Maybe they wouldn't, but maybe they would.
Maybe they are part of the new wave of open-minded Evangelicals who are willing to be supportive of the choices of people with different (or no) religious affiliation. But I can't help my skepticism, because that sneak attack is what a childhood of being raised Evangelical taught me to fear.
p.s. I'm avoiding naming them here because once when I named an author in a blog post, I got an email from his agent. It was an entirely different situation, but it made me aware that sometimes Google shows my posts to people I'm not expecting.

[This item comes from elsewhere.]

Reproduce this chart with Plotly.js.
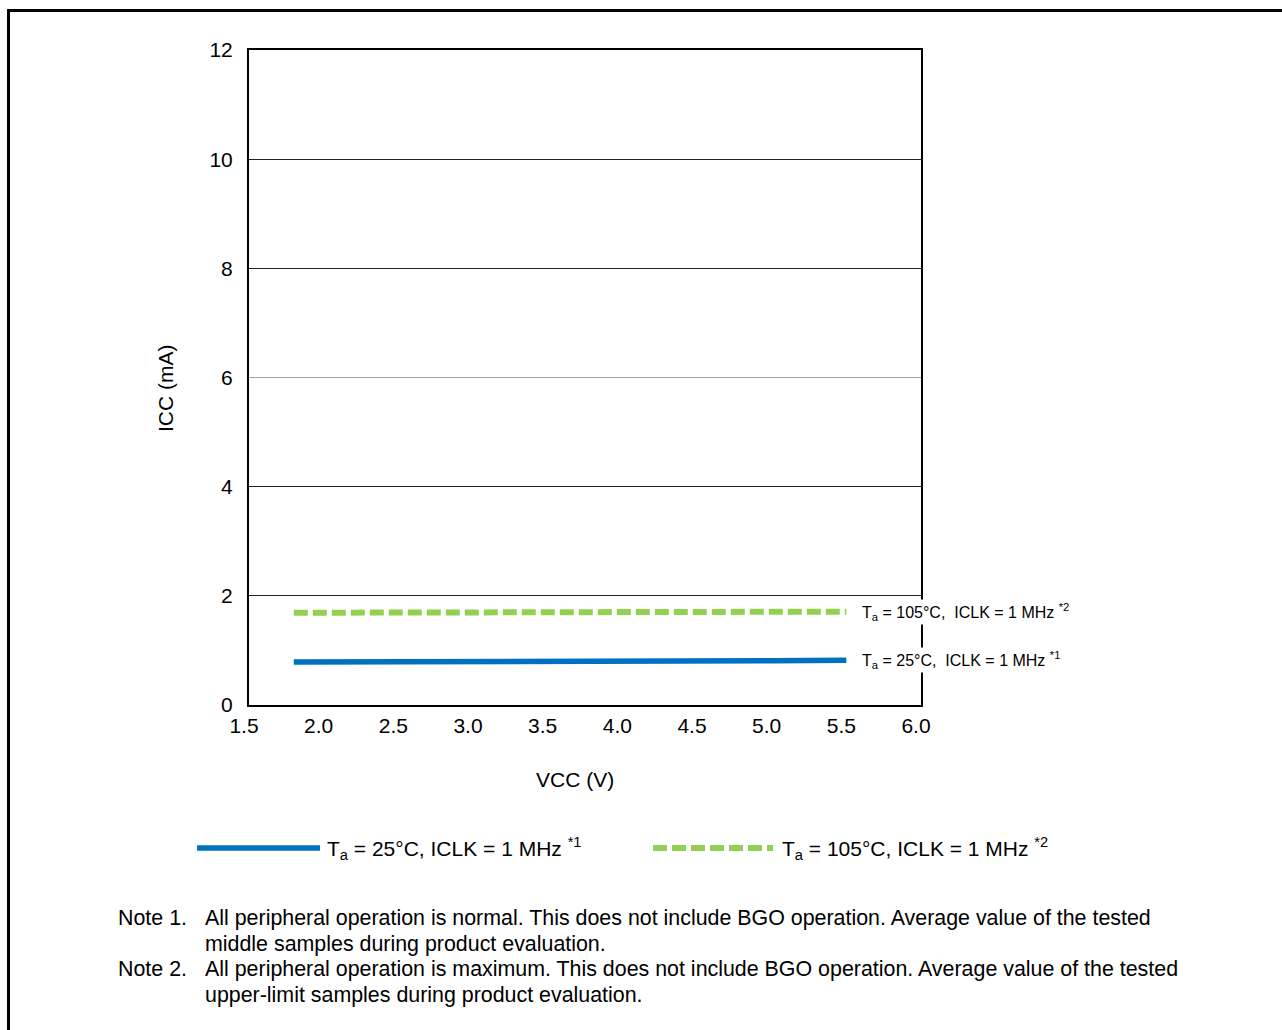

(edited to fix my Bible reference error, oops. I've left typos uncorrected in two of my last three posts --which almost makes me crazy-- but I am trying not to re-post so often)
1 comment:
This is me, commenting on my own post, as you do. If you've been following along, you probably figured out which podcast I'm talking about in this post. I hadn't listened to this week's episode yet when I wrote this, and I just did. I feel like they kind of did declare themselves in this episode to be progressive Evangelicals (for lack of a better term). Not that they came out and actually said it, but the discussion, and especially the books recommended at the end, reassure me that they're not just out to make another notch in their hypothetical belt of converted souls. Not that I was going to stop listening, but I was wondering, and I thought I should update. Even though I'm good with this particular pair, the above remains true as a discussion of things I think about whenever I'm interacting with Evangelicals.